Wanita itu menatapku. Sepertinya ia tahu aku tengah merekam tiap kata-katanya, menyimpannya di dalam kepala kemudian menyusunnya satu persatu hingga aku teringat akan sesuatu, seseorang tepatnya.
"Apa kamu tahu warna bumi?" Tanyanya sebelum ia kembali berjalan pelan. Tapi kemudian terhenti lagi, mengacungkan jarinya seolah ingat akan sesuatu.
"Berhati-hatilah terhadap rindu. Karna ketika kamu tidak lagi mendapati rindu dalam dirinya, diam-diam rindu tengah berbalik padamu...hingga tanpa kamu sadari, rindu telah membuat lubang...Seberapa sakit? Tanyakan padanya yang lama menikmati siksaan rindu."

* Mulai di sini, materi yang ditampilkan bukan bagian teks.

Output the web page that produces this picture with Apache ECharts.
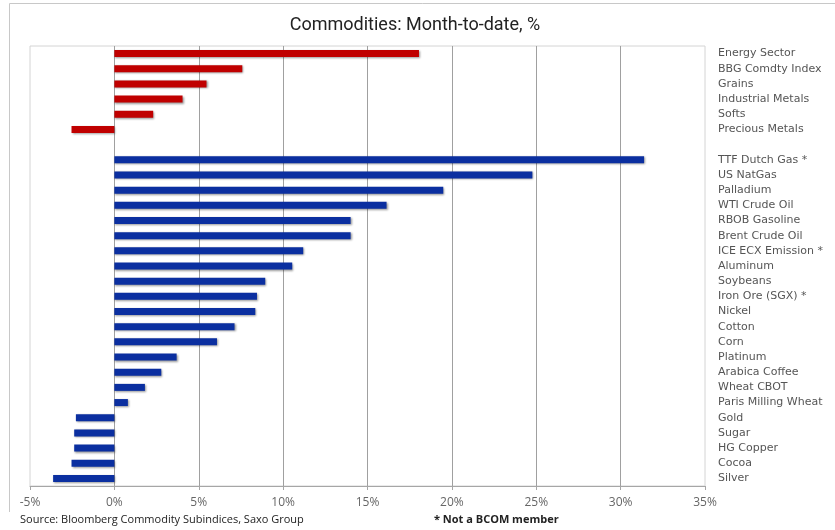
<!DOCTYPE html>
<html>
<head>
<meta charset="utf-8">
<script src="https://cdn.jsdelivr.net/npm/echarts@6/dist/echarts.min.js"></script>
<style>html,body{margin:0;padding:0;background:#fff}#c{width:835px;height:530px}</style>
</head>
<body>
<div id="c"></div>
<script>
const sectorNames = ['Energy Sector','BBG Comdty Index','Grains','Industrial Metals','Softs','Precious Metals'];
const sectorValues = [18.05, 7.58, 5.46, 4.04, 2.30, -2.54];
const commodityNames = ['TTF Dutch Gas *','US NatGas','Palladium','WTI Crude Oil','RBOB Gasoline','Brent Crude Oil','ICE ECX Emission *','Aluminum','Soybeans','Iron Ore (SGX) *','Nickel','Cotton','Corn','Platinum','Arabica Coffee','Wheat CBOT','Paris Milling Wheat','Gold','Sugar','HG Copper','Cocoa','Silver'];
const commodityValues = [31.39, 24.77, 19.49, 16.13, 14.0, 14.0, 11.19, 10.54, 8.94, 8.45, 8.35, 7.12, 6.08, 3.69, 2.78, 1.81, 0.80, -2.28, -2.38, -2.38, -2.54, -3.63];
const xTicks = [-5, 0, 5, 10, 15, 20, 25, 30, 35];

const categories = [...sectorNames, ' ', ...commodityNames];
const redData = [...sectorValues, '-', ...commodityNames.map(() => '-')];
const blueData = [...sectorNames.map(() => '-'), '-', ...commodityValues];

const chart = echarts.init(document.getElementById('c'));
const shadow = {shadowColor:'rgba(0,0,0,0.4)', shadowBlur:2, shadowOffsetX:1, shadowOffsetY:1};
chart.setOption({
  animation:false,
  title:{text:'Commodities: Month-to-date, %', left:410, top:11, textAlign:'center',
    textStyle:{fontFamily:'Roboto', fontSize:18, fontWeight:'normal', color:'#222'}},
  grid:{left:30, right:130, top:46, bottom:44, show:true, borderColor:'#d4d4d4', borderWidth:1},
  xAxis:{type:'value', min:xTicks[0], max:xTicks[xTicks.length-1], interval:5,
    axisLine:{show:true, onZero:false, lineStyle:{color:'#a6a6a6'}},
    axisTick:{show:true, length:4, lineStyle:{color:'#a6a6a6'}},
    splitLine:{show:true, showMinLine:false, showMaxLine:false, lineStyle:{color:'#a0a0a0', width:1}},
    axisLabel:{formatter:'{value}%', color:'#666', fontFamily:'Open Sans', fontSize:12, margin:11}},
  yAxis:{type:'category', data:categories, inverse:true, position:'right',
    axisLine:{show:false}, axisTick:{show:false}, splitLine:{show:false},
    axisLabel:{color:'#555', fontFamily:'DejaVu Sans', fontSize:11, margin:13, interval:0}},
  series:[
    {type:'bar', data:redData, stack:'a', barWidth:7, itemStyle:Object.assign({color:'#c00000'}, shadow)},
    {type:'bar', data:blueData, stack:'a', barWidth:7, itemStyle:Object.assign({color:'#0b2fa0'}, shadow)}
  ],
  graphic:[
    {type:'line', shape:{x1:9.5,y1:3.5,x2:835,y2:3.5}, style:{stroke:'#c8c8c8', lineWidth:1}},
    {type:'line', shape:{x1:9.5,y1:3.5,x2:9.5,y2:512}, style:{stroke:'#c8c8c8', lineWidth:1}},
    {type:'text', left:20, top:514, style:{text:'Source: Bloomberg Commodity Subindices, Saxo Group', font:'11px "Open Sans"', fill:'#222'}},
    {type:'text', left:434, top:514, style:{text:'* Not a BCOM member', font:'bold 11px "Open Sans"', fill:'#222'}}
  ]
});
</script>
</body>
</html>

"Berhati-hatilah terhadap rindu. Karna ketika kamu tidak lagi mendapati rindu dalam dirinya, diam-diam rindu tengah berbalik padamu...hingga tanpa kamu sadari, rindu telah membuat lubang...Seberapa sakit? Tanyakan padanya yang lama menikmati siksaan rindu."
Kemudian ia menghela napas sambil menggeleng-gelengkan kepalanya. Sambil berjalan, aku masih bisa mendengar ia berkata, "itupun kalau masih ada yang tersisa...oh...perempuan muda yang malang...apa dia berhasil selamat dari siksaan rindu?"